Some say, “There are two Alaskas to fish—the one residents go to to wet their lines, and the one visitor anglers see.” We had been fishing with visitors and filming their adventures for a worldwide television audience. We’d done it all: kings, chum, reds, pinks, rainbows, pike, grayling, and Dolly Varden. As part of the fishing experience, we’d been flown to the “Coast” and seen beluga whales by the hundreds. Our pilot-guide had taken us to an extinct volcano, where we landed on the volcano’s lake and stepped into the ancient past as we walked on an island in the lake’s middle. The rocky island appeared sterile—free from all life, not even evidence of seagull’s almost always present.
As we waited for our winged ride to Anchorage, we discussed our recent Alaska adventures and the fun of filming fish on every cast. As the conversation advanced, a thought was expressed something like this: If you have to catch fish to have a good time, you went fishing for the wrong reasons.
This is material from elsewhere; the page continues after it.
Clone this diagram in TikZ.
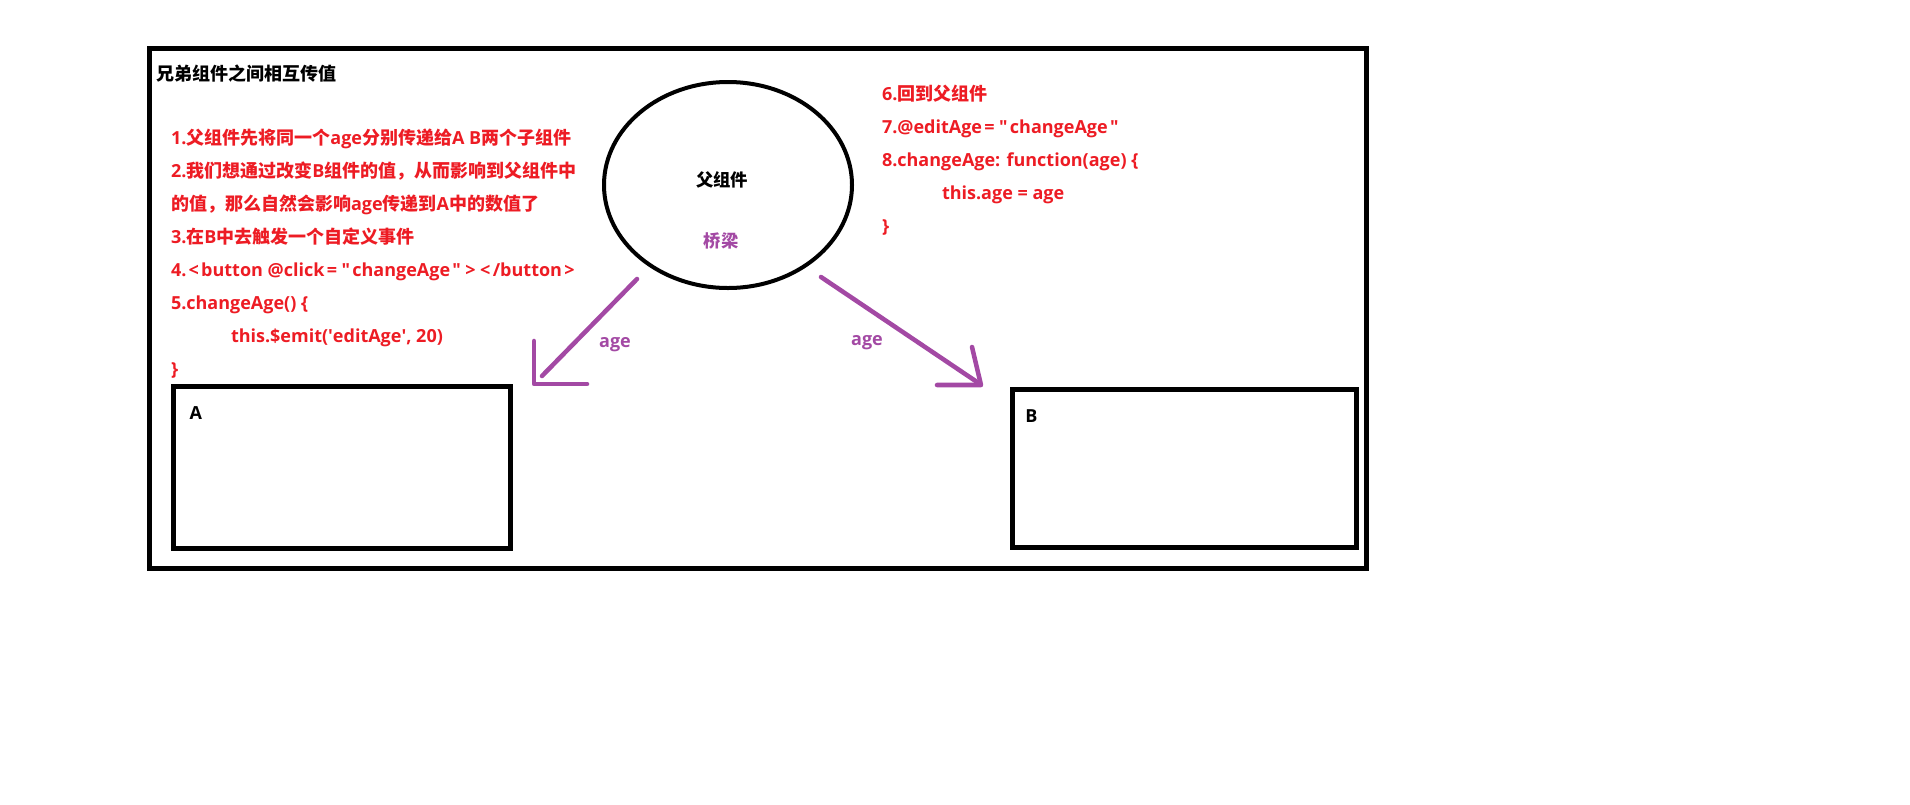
\documentclass[tikz,border=0pt]{standalone}
\usepackage{fontspec}
\setmainfont{Open Sans}
\newfontfamily\cjk{Noto Sans CJK SC}
\usetikzlibrary{shapes.geometric,positioning}
\definecolor{paintred}{RGB}{237,28,36}
\definecolor{paintpurple}{RGB}{163,73,164}
\newcommand\wsym[1]{\kern1.7pt#1\kern1.7pt}
\newcommand\dq{\wsym{\textquotedbl}}

\begin{document}
\begin{tikzpicture}[x=0.75pt,y=-0.75pt,
            every node/.style={inner sep=0pt,outer sep=0pt},
            bigfont/.style={font=\bfseries\fontsize{13.5}{16}\selectfont},
            note/.style={bigfont,anchor=base west,text=paintred},
            comp/.style={draw,line width=3.75pt,anchor=north west},
            bridge/.style={paintpurple,line width=3.4pt,line cap=round,line join=round}]
            \useasboundingbox (0,0) rectangle (1910,804);
            \draw[line width=3.75pt] (149,48) rectangle (1366,568);
            \node[bigfont,anchor=base west] (title) at (156,80) {\cjk 兄弟组件之间相互传值};

            % left notes
            \node[note] (l1) at (171,144) {1.{\cjk 父组件先将同一个}age{\cjk 分别传递给}A B{\cjk 两个子组件}};
            \node[note] (l2) at (171,177) {2.{\cjk 我们想通过改变}B{\cjk 组件的值，从而影响到父组件中}};
            \node[note] (l3) at (171,210) {{\cjk 的值，那么自然会影响}age{\cjk 传递到}A{\cjk 中的数值了}};
            \node[note] (l4) at (171,243) {3.{\cjk 在}B{\cjk 中去触发一个自定义事件}};
            \node[note] (l5) at (171,276) {4.\wsym{<}button @click\wsym{=}\dq changeAge\dq\wsym{>}\wsym{<}/button\wsym{>}};
            \node[note] (l6) at (171,309) {5.changeAge() \{};
            \node[note] (l7) at (231,342) {this.\$emit(\textquotesingle editAge\textquotesingle, 20)};
            \node[note] (l8) at (171,375) {\}};

            % right notes
            \node[note] (r1) at (882,100) {6.{\cjk 回到父组件}};
            \node[note] (r2) at (882,133) {7.@editAge\wsym{=}\dq changeAge\dq};
            \node[note] (r3) at (882,166) {8.changeAge: function(age) \{};
            \node[note] (r4) at (942,199) {this.age = age};
            \node[note] (r5) at (882,232) {\}};

            % parent
            \node[ellipse,draw,line width=3pt,minimum width=186pt,minimum height=154.5pt] (parent) at (728,185) {};
            \node[font=\bfseries\fontsize{13}{15}\selectfont] (parentname) at (722,180) {\cjk 父组件};
            \node[font=\bfseries\fontsize{13}{15}\selectfont,text=paintpurple] (bridgename) at (721,241) {\cjk 桥梁};

            % children
            \node[comp,minimum width=252.75pt,minimum height=121.5pt] (compA) at (173,386) {};
            \node[comp,minimum width=258pt,minimum height=118.5pt] (compB) at (1012,389) {};
            \node[bigfont,below right=15.5pt and 12.5pt of compA.north west] (nameA) {A};
            \node[bigfont,below right=15.5pt and 10pt of compB.north west] (nameB) {B};

            % age to A and B
            \coordinate (srcA) at (637,279);
            \coordinate (endA) at (542,376);
            \coordinate (tipA) at (534,384);
            \coordinate (barbA1) at (534,341);
            \coordinate (barbA2) at (587,384);
            \coordinate (srcB) at (821,277);
            \coordinate (endB) at (980,384);
            \coordinate (tipB) at (981,385);
            \coordinate (barbB1) at (972,347);
            \coordinate (barbB2) at (937,385);
            \draw[bridge] (srcA) -- (endA);
            \draw[bridge] (barbA1) -- (tipA) -- (barbA2);
            \draw[bridge] (srcB) -- (endB);
            \draw[bridge] (barbB1) -- (tipB) -- (barbB2);
            \node[bigfont,text=paintpurple] (ageA) at (615,345) {age};
            \node[bigfont,text=paintpurple] (ageB) at (867,343) {age};
\end{tikzpicture}
\end{document}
About that time, someone asked why we hadn’t been to the area’s waterfall and filmed and fished in the pool below the falls. No one had mentioned the falls until now. We didn’t know anything about them. Upon inquiry, we discovered that an hour-long hike would take us to the falls. Since our airplane was tardy and not expected for three hours, we decided to hike to the falls, fish for an hour, and hike back in time to catch the plane.
The hike to the falls was more like a run, and without movie paraphernalia, an angler in good shape may be able to make it in an hour. Our hour hike stretched into an hour and 25 minutes, leaving us only 10 minutes to film and fish. While the film crew set up their filming gear, I set up my fishing rod. We were both ready at about the same time.
I hooked a small grayling who wanted to be a movie star on the first and only cast. I brought the fish to hand, and we filmed the action with the waterfall as a roaring backdrop. Our setup, film, cast, land, release process took 10 minutes, and we folded up our gear and retraced our hike to the airport. Unfortunately, we only had enough time to make one cast, and catch one fish.
Now when you see Alaska Outdoors on television, you’ll notice in the opening scenes a four-second clip of me fishing in front of a waterfall, catching a small grayling. At the end of one of the half-hour programs, you’ll hear the announcer say, “There’s just time for one last cast.” Then you are witness to the landing and release of a small grayling. There’s a roaring waterfall behind me and soft music playing in the background.
As the scene closes, you’ll hear me repeat, what has become almost an Alaska Outdoors motto, which I learned on the runway waiting for an airplane, “If you have to catch fish to have a good time, you went fishing for the wrong reasons.”